We invite contributions on, but not limited to, the following topics:
Data collection, annotation, and curation for under-resourced languages (crowdsourcing, participatory methods, gamification, unsupervised or weakly supervised methods)
Learning with limited supervision (zero- or few-shot, PEFT, RAG with linguistic resources)
Multilingual alignment, representation learning, and language embeddings, including rare languages
Speech, multimodal, and cross-modal technologies for under-resourced languages (speech recognition, synthesis, speech-to-text, speech translation, multimodal resources)
Basic text processing (normalization, orthography, transliteration, tokenization/segmentation, morphological and syntactic processing) in and for low-resource settings.
Low-resource machine translation (pivoting, alignment, synthetic data)
Evaluation frameworks, benchmarks, and metrics designed or adapted for underrepresented languages
Adaptation, domain adaptation, and robustness to domain shift in low-resource contexts
Responsible approaches, ethical issues, community engagement, data sovereignty, and language revitalization
Deployment, tools, and practical systems for underserved languages (e.g., mobile apps, dictionary or translation apps, linguistic tools)
Case studies of success and negative results (with lessons learned)
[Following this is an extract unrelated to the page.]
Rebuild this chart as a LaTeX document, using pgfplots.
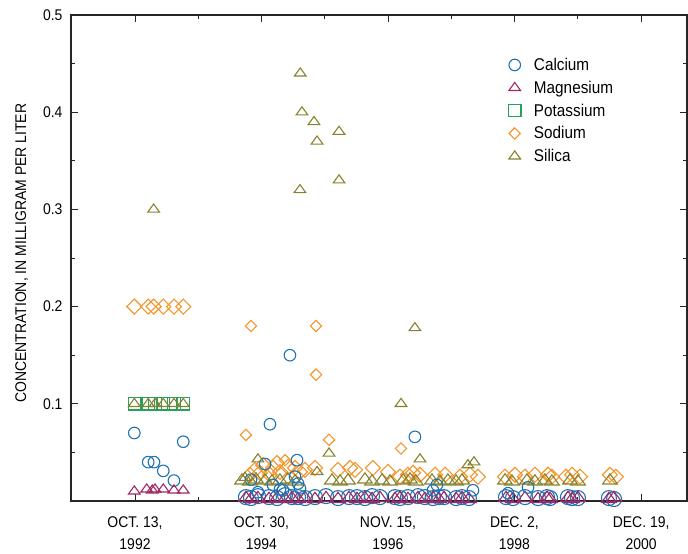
\documentclass[border=0pt]{standalone}
\usepackage{fontspec}
\setmainfont{Liberation Sans}[FakeStretch=0.9]
\usepackage{pgfplots}
\pgfplotsset{compat=1.18}
\definecolor{calc}{RGB}{30,115,180}
\definecolor{magn}{RGB}{160,40,100}
\definecolor{pota}{RGB}{40,160,90}
\definecolor{sodi}{RGB}{247,148,40}
\definecolor{sili}{RGB}{135,130,45}
\pgfplotsset{
 ca/.style={only marks, color=calc, mark=o, mark size=#1, mark options={solid, line width=1.1pt}},
 mg/.style={only marks, color=magn, mark=triangle, mark size=#1, mark options={solid, yscale=0.8, line width=1.1pt}},
 k/.style={only marks, color=pota, mark=square, mark size=#1, mark options={solid, line width=1.1pt}},
 na/.style={only marks, color=sodi, mark=square, mark size=#1, mark options={solid, rotate=45, line width=1.1pt}},
 si/.style={only marks, color=sili, mark=triangle, mark size=#1, mark options={solid, yscale=0.8, line width=1.1pt}},
}
% x = days since Oct. 13, 1992
\pgfplotstableread{
x y
-4 0.070
78 0.040
112 0.040
167 0.031
230 0.021
285 0.061
685 0.022
726 0.009
768 0.038
797 0.079
815 0.0165
856 0.012
874 0.011
915 0.150
945 0.025
957 0.042
963 0.018
974 0.013
1653 0.066
1760 0.011
1783 0.0165
1996 0.011
2203 0.008
2321 0.014
}\calcA
\pgfplotstableread{
x y
655 0.004
685 0.003
726 0.005
791 0.004
839 0.003
886 0.006
927 0.004
963 0.004
1004 0.003
1063 0.004
1128 0.005
1199 0.003
1264 0.004
1311 0.004
1358 0.003
1400 0.005
1447 0.004
1535 0.004
1565 0.003
1612 0.004
1671 0.005
1712 0.004
1760 0.003
1795 0.004
1825 0.004
1896 0.003
1931 0.004
1972 0.003
2191 0.004
2232 0.003
2303 0.004
2380 0.003
2433 0.004
2451 0.003
2557 0.004
2581 0.003
2616 0.003
2799 0.003
2829 0.002
}\calcB
\pgfplotstableread{
x y
-4 0.010
69 0.012
102 0.011
118 0.012
167 0.012
230 0.011
285 0.011
}\magnA
\pgfplotstableread{
x y
655 0.003
685 0.002
726 0.003
791 0.002
839 0.003
886 0.002
927 0.003
963 0.002
1004 0.003
1063 0.002
1128 0.003
1199 0.002
1264 0.003
1311 0.002
1358 0.003
1400 0.002
1447 0.003
1535 0.002
1565 0.003
1612 0.002
1671 0.003
1712 0.002
1760 0.003
1795 0.002
1825 0.003
1896 0.002
1931 0.003
1972 0.002
2191 0.003
2232 0.002
2303 0.003
2380 0.002
2433 0.003
2451 0.002
2557 0.003
2581 0.002
2616 0.003
2799 0.002
2829 0.003
}\magnB
\pgfplotstableread{
x y
-4 0.1
78 0.1
118 0.1
167 0.1
230 0.1
285 0.1
}\potA
\pgfplotstableread{
x y
655 0.068
685 0.18
1069 0.18
1069 0.13
1146 0.063
1571 0.054
886 0.042
}\sodA
\pgfplotstableread{
x y
-4 0.2
78 0.2
110 0.2
167 0.2
230 0.2
285 0.2
679 0.027
709 0.032
738 0.029
756 0.037
797 0.027
815 0.034
839 0.039
856 0.030
903 0.035
945 0.034
974 0.030
1004 0.032
1063 0.034
1199 0.032
1270 0.034
1299 0.032
1405 0.034
1494 0.030
1565 0.025
1612 0.027
1642 0.029
1683 0.027
1772 0.027
1831 0.027
1919 0.025
1978 0.027
2025 0.025
2185 0.025
2244 0.027
2303 0.025
2362 0.027
2439 0.027
2462 0.025
2545 0.025
2581 0.027
2628 0.025
2805 0.027
2840 0.025
}\sodB
\pgfplotstableread{
x y
110 0.3
-4 0.1
78 0.1
118 0.1
167 0.1
230 0.1
285 0.1
976 0.44
986 0.40
1057 0.39
1075 0.37
1205 0.38
1205 0.33
974 0.32
1653 0.178
1571 0.10
1146 0.049
726 0.043
1683 0.043
1075 0.030
1966 0.037
2002 0.040
650 0.024
}\silA
\pgfplotstableread{
x y
632 0.021
679 0.020
715 0.022
768 0.021
809 0.020
856 0.021
903 0.022
945 0.020
1163 0.021
1211 0.020
1258 0.021
1358 0.022
1400 0.020
1459 0.021
1506 0.020
1583 0.021
1624 0.022
1659 0.020
1754 0.021
1801 0.020
1848 0.021
1896 0.020
1931 0.021
2185 0.021
2226 0.020
2315 0.021
2362 0.020
2421 0.021
2462 0.020
2569 0.021
2616 0.020
2805 0.021
}\silB
\begin{document}
\begin{tikzpicture}
\begin{axis}[
 at={(0,0)}, anchor=south west,
 width=616pt, height=486pt, scale only axis,
 xmin=-378, xmax=3260, ymin=0, ymax=0.5,
 clip=false,
 xtick={0,747,1494,2241,2989},
 xticklabels={{OCT. 13,\\1992},{OCT. 30,\\1994},{NOV. 15,\\1996},{DEC. 2,\\1998},{DEC. 19,\\2000}},
 minor xtick={373,1120,1867,2615},
 ytick={0.1,0.2,0.3,0.4,0.5}, yticklabels={0.1,0.2,0.3,0.4,0.5},
 minor ytick={0.05,0.15,0.25,0.35,0.45},
 /pgf/number format/assume math mode=true,
 tick align=inside,
 major tick length=7pt, minor tick length=4pt,
 every tick/.style={black!85, line width=0.9pt},
 axis line style={line width=1.1pt, black!85},
 xticklabel style={align=center, font=\fontsize{15.5}{22.5}\selectfont, yshift=-12pt},
 yticklabel style={font=\fontsize{15.5}{18}\selectfont, xshift=-5pt},
 ylabel={CONCENTRATION, IN MILLIGRAM PER LITER},
 ylabel style={at={(rel axis cs:-0.08,0.51)}, anchor=center, font=\fontsize{15.5}{18}\selectfont},
 legend style={at={(rel axis cs:0.705,0.92)}, anchor=north west, draw=none, fill=none,
   font=\fontsize{17}{19}\selectfont, row sep=5pt,
   /tikz/every odd column/.append style={column sep=11pt}},
 legend cell align=left,
]
\addplot[ca=7.5pt, forget plot] table {\calcB};
\addplot[mg=8.5pt, forget plot] table {\magnB};
\addplot[na=5.3pt, forget plot] table {\sodB};
\addplot[si=8.5pt, forget plot] table {\silB};
\addplot[ca=5.8pt] table {\calcA};
\addlegendentry{Calcium}
\addplot[mg=6.75pt] table {\magnA};
\addlegendentry{Magnesium}
\addplot[k=6.25pt] table {\potA};
\addlegendentry{Potassium}
\addplot[na=4pt] table {\sodA};
\addlegendentry{Sodium}
\addplot[si=6.75pt] table {\silA};
\addlegendentry{Silica}
\end{axis}
\pgfresetboundingbox
\path (-71pt,-53pt) rectangle (617pt,501pt);
\end{tikzpicture}
\end{document}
Interoperability, standardization, and metadata practices for datasets in low-resource scenarios
Special Themes
Language modeling for intra-language variation, dialects, accents, and regional variants of less-resourced languages
Many less-resourced languages display rich internal diversity, including dialects, accents, and regional or social varieties. This special theme focuses on developing language models and speech technologies that capture and respect intra-language variation rather than reduce it to a single “standard.” We welcome work on dialect identification and adaptation, accent-robust speech systems, normalization vs. diversity-preserving modeling, and cross-dialect transfer in low-data scenarios. Approaches combining linguistic insights, community participation, and ethical awareness are especially encouraged. The aim is to build technologies that reflect and sustain the true linguistic richness of under-resourced languages.
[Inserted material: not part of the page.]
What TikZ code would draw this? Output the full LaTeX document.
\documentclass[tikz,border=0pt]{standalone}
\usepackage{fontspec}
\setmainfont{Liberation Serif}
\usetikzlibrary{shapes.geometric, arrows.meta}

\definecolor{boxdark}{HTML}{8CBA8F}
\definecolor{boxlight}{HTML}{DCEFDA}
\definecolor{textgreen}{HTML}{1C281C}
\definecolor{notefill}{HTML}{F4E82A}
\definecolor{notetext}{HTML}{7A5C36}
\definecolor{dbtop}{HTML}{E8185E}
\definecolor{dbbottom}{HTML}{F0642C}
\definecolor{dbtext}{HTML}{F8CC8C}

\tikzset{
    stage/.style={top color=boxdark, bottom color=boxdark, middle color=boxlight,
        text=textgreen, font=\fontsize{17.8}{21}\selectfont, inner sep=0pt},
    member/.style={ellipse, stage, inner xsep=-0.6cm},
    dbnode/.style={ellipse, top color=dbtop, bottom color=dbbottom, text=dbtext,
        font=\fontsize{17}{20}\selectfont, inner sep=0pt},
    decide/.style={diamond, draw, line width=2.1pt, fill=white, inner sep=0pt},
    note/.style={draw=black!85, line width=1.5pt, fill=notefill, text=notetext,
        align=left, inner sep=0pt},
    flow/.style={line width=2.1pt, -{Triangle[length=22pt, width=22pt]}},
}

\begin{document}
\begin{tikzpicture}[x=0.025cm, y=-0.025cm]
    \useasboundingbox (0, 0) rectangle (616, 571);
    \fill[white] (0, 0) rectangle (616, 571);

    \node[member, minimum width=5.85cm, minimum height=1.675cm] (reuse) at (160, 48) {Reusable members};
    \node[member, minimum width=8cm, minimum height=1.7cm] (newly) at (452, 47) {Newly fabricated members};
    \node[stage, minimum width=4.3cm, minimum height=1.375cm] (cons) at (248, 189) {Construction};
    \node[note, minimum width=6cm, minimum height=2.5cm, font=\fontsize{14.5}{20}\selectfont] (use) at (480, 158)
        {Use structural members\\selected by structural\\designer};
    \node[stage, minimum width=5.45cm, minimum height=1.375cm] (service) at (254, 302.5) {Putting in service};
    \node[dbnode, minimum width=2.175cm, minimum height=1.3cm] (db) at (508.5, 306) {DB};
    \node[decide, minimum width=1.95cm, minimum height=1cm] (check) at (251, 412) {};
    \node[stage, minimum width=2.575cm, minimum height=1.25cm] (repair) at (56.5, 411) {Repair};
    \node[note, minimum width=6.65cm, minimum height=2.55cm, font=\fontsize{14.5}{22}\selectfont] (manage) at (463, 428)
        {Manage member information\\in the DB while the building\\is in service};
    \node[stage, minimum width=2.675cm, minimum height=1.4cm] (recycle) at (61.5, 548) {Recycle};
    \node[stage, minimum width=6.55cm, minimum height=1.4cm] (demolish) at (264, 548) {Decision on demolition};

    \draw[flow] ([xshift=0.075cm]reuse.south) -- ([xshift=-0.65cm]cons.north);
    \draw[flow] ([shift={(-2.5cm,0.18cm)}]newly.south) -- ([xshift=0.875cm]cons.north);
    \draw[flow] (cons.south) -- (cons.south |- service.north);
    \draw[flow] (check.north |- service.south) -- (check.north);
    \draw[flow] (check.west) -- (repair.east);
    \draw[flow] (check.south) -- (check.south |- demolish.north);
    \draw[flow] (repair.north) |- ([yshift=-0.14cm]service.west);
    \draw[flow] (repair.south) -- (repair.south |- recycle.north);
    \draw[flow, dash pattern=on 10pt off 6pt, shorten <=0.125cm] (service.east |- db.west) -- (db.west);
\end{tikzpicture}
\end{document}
Ultra-Low-Resource Language Adaptation
This special theme focuses on methods that enable effective language and speech technology development under extreme data scarcity. We invite research on transfer learning, cross-lingual adaptation, multilingual pretraining, and self-supervised or few-shot approaches tailored to ultra-low-resource settings. Work on evaluation, data augmentation (including synthetic data), and leveraging typological or linguistic knowledge is also welcome. The goal is to advance techniques that extend modern language technologies to the most underrepresented languages, ensuring inclusivity in the digital age.
Community-Led Project Showcase
To help ground research in community needs, we invite brief (5–10 min) presentations by language community members, NGOs, or practitioners describing real-world challenges or resource needs. Position papers or research posters are appropriate formats for this category.